Ces deux dernières années, les podiums départementaux et régionaux s’enchaînent… et même plus. En avril, deux licenciés du club ont intégré les équipes de France jeunes. Mateusz Rozanska pour l’Open de Serbie, en Youth League, et Yassine Ennasri, le fil du président, pour les Jeux méditerranéens d’où il a ramené une médaille de bronze. « Imaginez l’émotion pour un club comme nous qui sort de nulle part, savoure le président. Monsieur Alexandre Biamonti en personne (ancien champion du monde, aujourd’hui entraîneur de l’équipe de France, NDLR) qui appelle pour dire que tel gamin est sélectionné. On est sur un nuage, jamais on n’aurait imaginé ça quand on s’est lancé. » Émotion partagée par Youssef Ouissa : « Mateusz, c’était mon voisin, on habitait dans le même bâtiment quand il était tout petit.
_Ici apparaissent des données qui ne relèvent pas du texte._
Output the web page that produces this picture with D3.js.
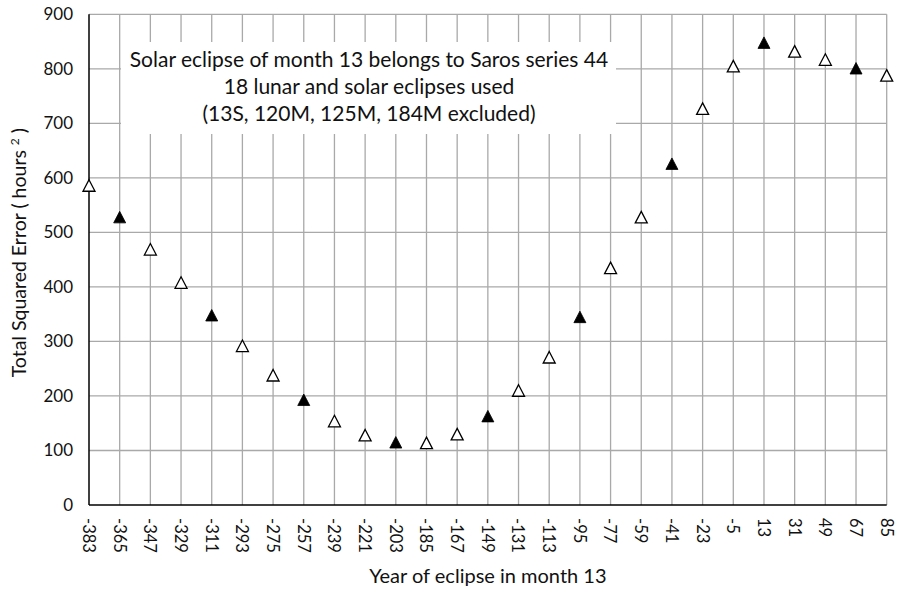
<!DOCTYPE html>
<html>
<head>
<meta charset="utf-8">
<script src="https://cdn.jsdelivr.net/npm/d3@7"></script>
<style>
  html, body { margin: 0; padding: 0; background: #fff; }
  svg { display: block; font-family: Lato, "Liberation Sans", sans-serif; }
</style>
</head>
<body>
<svg id="chart" width="897" height="589"></svg>
<script>
// Candidate years for the eclipse in month 13
const years = [-383, -365, -347, -329, -311, -293, -275, -257, -239, -221, -203, -185, -167, -149,
               -131, -113, -95, -77, -59, -41, -23, -5, 13, 31, 49, 67, 85];
// Total squared error (hours^2) for each candidate year
const totalError = [586, 528, 469, 408, 348, 292, 238, 193, 154, 128, 115, 114, 130, 163,
                    210, 271, 345, 435, 528, 626, 727, 805, 848, 832, 817, 801, 788];
// Years drawn with a filled marker
const filledYears = [-365, -311, -257, -203, -149, -95, -41, 13, 67];
// Y axis ticks
const yTicks = [0, 100, 200, 300, 400, 500, 600, 700, 800, 900];

const noteLines = [
  "Solar eclipse of month 13 belongs to Saros series 44",
  "18 lunar and solar eclipses used",
  "(13S, 120M, 125M, 184M excluded)"
];

const svg = d3.select("#chart");
const W = 897, H = 589;
const margin = { top: 14.3, right: 10.3, bottom: 84, left: 89 };

const x = d3.scalePoint()
  .domain(years)
  .range([margin.left, W - margin.right]);

const y = d3.scaleLinear()
  .domain([0, 900])
  .range([H - margin.bottom, margin.top]);

const gridColor = "#a9a9a9";

// Horizontal grid
svg.append("g")
  .selectAll("line")
  .data(yTicks.filter(t => t > 0))
  .join("line")
  .attr("x1", margin.left).attr("x2", W - margin.right)
  .attr("y1", d => y(d)).attr("y2", d => y(d))
  .attr("stroke", gridColor).attr("stroke-width", 1.3);

// Vertical grid
svg.append("g")
  .selectAll("line")
  .data(years.slice(1))
  .join("line")
  .attr("x1", d => x(d)).attr("x2", d => x(d))
  .attr("y1", y(900)).attr("y2", y(0))
  .attr("stroke", gridColor).attr("stroke-width", 1.3);

// Note box (white background hides the grid underneath)
const note = svg.append("g");
note.append("rect")
  .attr("x", 121).attr("y", 42)
  .attr("width", 495).attr("height", 92)
  .attr("fill", "#fff");
note.selectAll("text")
  .data(noteLines)
  .join("text")
  .attr("x", 369)
  .attr("y", (d, i) => 67 + i * 27)
  .attr("text-anchor", "middle")
  .attr("font-size", 21)
  .attr("fill", "#111")
  .text(d => d);

// Axis lines
svg.append("line")
  .attr("x1", margin.left).attr("x2", margin.left)
  .attr("y1", y(900)).attr("y2", y(0))
  .attr("stroke", "#000").attr("stroke-width", 1.5);
svg.append("line")
  .attr("x1", margin.left).attr("x2", W - margin.right)
  .attr("y1", y(0)).attr("y2", y(0))
  .attr("stroke", "#000").attr("stroke-width", 1.5);

// Y tick labels
const yAxis = d3.axisLeft(y).tickValues(yTicks).tickSize(0).tickPadding(16);
const gy = svg.append("g")
  .attr("transform", `translate(${margin.left},0)`)
  .call(yAxis);
gy.select(".domain").remove();
gy.selectAll("text")
  .attr("font-family", "Lato, sans-serif")
  .attr("font-size", 17)
  .attr("fill", "#111");

// X tick labels, rotated to read downward
const xAxis = d3.axisBottom(x).tickSize(0).tickPadding(0);
const gx = svg.append("g")
  .attr("transform", `translate(0,${y(0)})`)
  .call(xAxis);
gx.select(".domain").remove();
gx.selectAll("text")
  .attr("font-family", "Lato, sans-serif")
  .attr("font-size", 16.5)
  .attr("fill", "#111")
  .attr("text-anchor", "start")
  .attr("dy", "0.4em")
  .attr("y", 0)
  .attr("transform", "translate(0,13) rotate(90)");

// Markers: isosceles triangles centred on their bounding box
const triW = 12, triH = 11.5;
function triPath(cx, cy) {
  return `M${cx},${cy - triH / 2}L${cx + triW / 2},${cy + triH / 2}L${cx - triW / 2},${cy + triH / 2}Z`;
}
const points = years.map((yr, i) => ({ year: yr, value: totalError[i], filled: filledYears.includes(yr) }));
svg.append("g")
  .selectAll("path")
  .data(points)
  .join("path")
  .attr("d", d => triPath(x(d.year), y(d.value)))
  .attr("fill", d => d.filled ? "#000" : "#fff")
  .attr("stroke", "#000")
  .attr("stroke-width", d => d.filled ? 0.8 : 1.3)
  .attr("stroke-linejoin", "miter");

// Axis titles
svg.append("text")
  .attr("x", (margin.left + W - margin.right) / 2)
  .attr("y", 583)
  .attr("text-anchor", "middle")
  .attr("font-size", 20)
  .attr("fill", "#111")
  .text("Year of eclipse in month 13");

const yTitle = svg.append("text")
  .attr("transform", `translate(26,${(y(0) + y(900)) / 2 - 7}) rotate(-90)`)
  .attr("text-anchor", "middle")
  .attr("font-size", 19.5)
  .attr("fill", "#111");
yTitle.append("tspan").text("Total Squared Error ( hours ");
yTitle.append("tspan").attr("font-size", 12).attr("dy", -7).text("2");
yTitle.append("tspan").attr("dy", 7).text(" )");
</script>
</body>
</html>
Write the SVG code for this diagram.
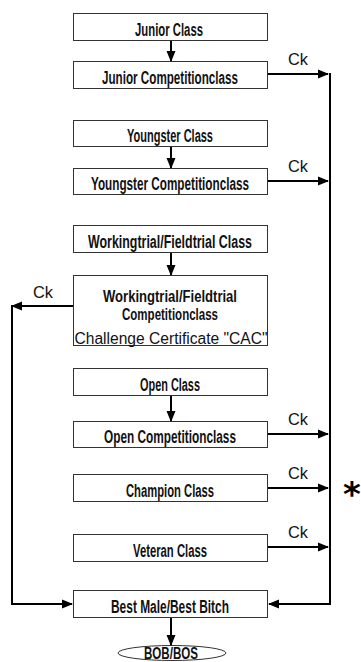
<svg xmlns="http://www.w3.org/2000/svg" width="361" height="662" viewBox="0 0 361 662">
<style>
.box{fill:#fff;stroke:#333;stroke-width:1}
.t{font-family:"Liberation Sans",Arial,sans-serif;font-weight:bold;font-size:18px;fill:#111;text-anchor:middle}
.t2{font-family:"Liberation Sans",Arial,sans-serif;font-weight:bold;font-size:16px;fill:#111;text-anchor:middle}
.r{font-family:"Liberation Sans",Arial,sans-serif;font-size:16px;fill:#111}
.ck{font-family:"Liberation Sans",Arial,sans-serif;font-size:16px;fill:#111}
.c{fill:none;stroke:#000;stroke-width:2}
</style>
<defs>
<marker id="ah" markerUnits="userSpaceOnUse" markerWidth="11" markerHeight="11" viewBox="0 0 11 11" refX="10" refY="5.5" orient="auto">
<path d="M0,1 L11,5.5 L0,10 Z" fill="#000"/>
</marker>
</defs>
<rect width="361" height="662" fill="#fff"/>
<g id="connectors">
<line class="c" x1="171" y1="40" x2="171" y2="61" marker-end="url(#ah)"/>
<line class="c" x1="171" y1="147" x2="171" y2="168" marker-end="url(#ah)"/>
<line class="c" x1="171" y1="252" x2="171" y2="275" marker-end="url(#ah)"/>
<line class="c" x1="171" y1="395" x2="171" y2="421" marker-end="url(#ah)"/>
<line class="c" x1="171" y1="617" x2="171" y2="645" marker-end="url(#ah)"/>
<line class="c" x1="268" y1="74" x2="328" y2="74" marker-end="url(#ah)"/>
<line class="c" x1="268" y1="181" x2="328" y2="181" marker-end="url(#ah)"/>
<line class="c" x1="268" y1="434" x2="328" y2="434" marker-end="url(#ah)"/>
<line class="c" x1="268" y1="488" x2="328" y2="488" marker-end="url(#ah)"/>
<line class="c" x1="268" y1="547" x2="328" y2="547" marker-end="url(#ah)"/>
<polyline class="c" points="330,73 330,604 269,604" marker-end="url(#ah)"/>
<line class="c" x1="73" y1="306" x2="12" y2="306" marker-end="url(#ah)"/>
<polyline class="c" points="12,305 12,604 72,604" marker-end="url(#ah)"/>
<text class="ck" x="288" y="65" textLength="20" lengthAdjust="spacingAndGlyphs">Ck</text>
<text class="ck" x="288" y="172" textLength="20" lengthAdjust="spacingAndGlyphs">Ck</text>
<text class="ck" x="33" y="298" textLength="20" lengthAdjust="spacingAndGlyphs">Ck</text>
<text class="ck" x="288" y="425" textLength="20" lengthAdjust="spacingAndGlyphs">Ck</text>
<text class="ck" x="288" y="479" textLength="20" lengthAdjust="spacingAndGlyphs">Ck</text>
<text class="ck" x="288" y="538" textLength="20" lengthAdjust="spacingAndGlyphs">Ck</text>
</g>
<g id="junior-class"><rect class="box" x="73.5" y="13.5" width="194" height="27"/><text class="t" x="169" y="35.5" textLength="68" lengthAdjust="spacingAndGlyphs">Junior Class</text></g>
<g id="junior-comp"><rect class="box" x="73.5" y="61.5" width="194" height="27"/><text class="t" x="170" y="83.5" textLength="136" lengthAdjust="spacingAndGlyphs">Junior Competitionclass</text></g>
<g id="youngster-class"><rect class="box" x="73.5" y="120.5" width="194" height="26"/><text class="t" x="170" y="142" textLength="86" lengthAdjust="spacingAndGlyphs">Youngster Class</text></g>
<g id="youngster-comp"><rect class="box" x="73.5" y="168.5" width="194" height="26"/><text class="t" x="170" y="190" textLength="158" lengthAdjust="spacingAndGlyphs">Youngster Competitionclass</text></g>
<g id="wt-class"><rect class="box" x="73.5" y="225.5" width="194" height="27"/><text class="t" x="170" y="247.5" textLength="164" lengthAdjust="spacingAndGlyphs">Workingtrial/Fieldtrial Class</text></g>
<g id="wt-comp"><rect class="box" x="73.5" y="275.5" width="194" height="70"/>
<text class="t2" x="170" y="302" textLength="134" lengthAdjust="spacingAndGlyphs">Workingtrial/Fieldtrial</text>
<text class="t2" x="170" y="320" textLength="96" lengthAdjust="spacingAndGlyphs">Competitionclass</text>
<text class="r" x="74.5" y="344" textLength="193" lengthAdjust="spacingAndGlyphs">Challenge Certificate "CAC"</text></g>
<g id="open-class"><rect class="box" x="73.5" y="368.5" width="194" height="27"/><text class="t" x="170" y="390.5" textLength="60" lengthAdjust="spacingAndGlyphs">Open Class</text></g>
<g id="open-comp"><rect class="box" x="73.5" y="421.5" width="194" height="26"/><text class="t" x="170" y="443" textLength="132" lengthAdjust="spacingAndGlyphs">Open Competitionclass</text></g>
<g id="champion"><rect class="box" x="73.5" y="474.5" width="194" height="27"/><text class="t" x="170" y="496.5" textLength="88" lengthAdjust="spacingAndGlyphs">Champion Class</text></g>
<g id="veteran"><rect class="box" x="73.5" y="534.5" width="194" height="27"/><text class="t" x="170" y="556.5" textLength="74" lengthAdjust="spacingAndGlyphs">Veteran Class</text></g>
<g id="best"><rect class="box" x="73.5" y="590.5" width="194" height="27"/><text class="t" x="170" y="612.5" textLength="118" lengthAdjust="spacingAndGlyphs">Best Male/Best Bitch</text></g>
<g id="bob"><ellipse cx="172" cy="653" rx="54" ry="7.5" fill="#fff" stroke="#333" stroke-width="1"/><text class="t2" x="171" y="659" textLength="54" lengthAdjust="spacingAndGlyphs">BOB/BOS</text></g>
<g id="star"><text x="352" y="506" font-family="DejaVu Sans,sans-serif" font-weight="bold" font-size="34" text-anchor="middle" fill="#000">*</text></g>
</svg>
Je le revois en train de faire des pâtés de sable avec ma petite sœur devant la maison. Aujourd’hui, il fait 1,95 m et finit deuxième à la Coupe de France ! »

Récompense inespérée, le club a décroché son premier titre de champion de France début mai, avec la victoire de Yassine Ennasri en cadets (-63 kg). « J’en avais les larmes aux yeux, se remémore Youssef, son coach. C’est l’accomplissement d’un tel travail fourni depuis tant d’années, tant de sacrifices. » Une fierté qui déborde aussi des mots d’Aziz Ennasri, son président de papa. « Avant Antalya (lieu des Jeux méditerranéens), mon fils m’a demandé : “Papa, si je gagne, est-ce qu’il y aura la Marseillaise ?” Comprenez, il la connaît par cœur et rêvait de la chanter. Comment certains osent encore nous dire qu’il faut qu’on s’intègre ? » Tenant du sport comme « facteur essentiel de vivre ensemble », le président espère désormais séduire un sponsor pour rayonner davantage. Et agrandir sa pépinière de jeunes talents.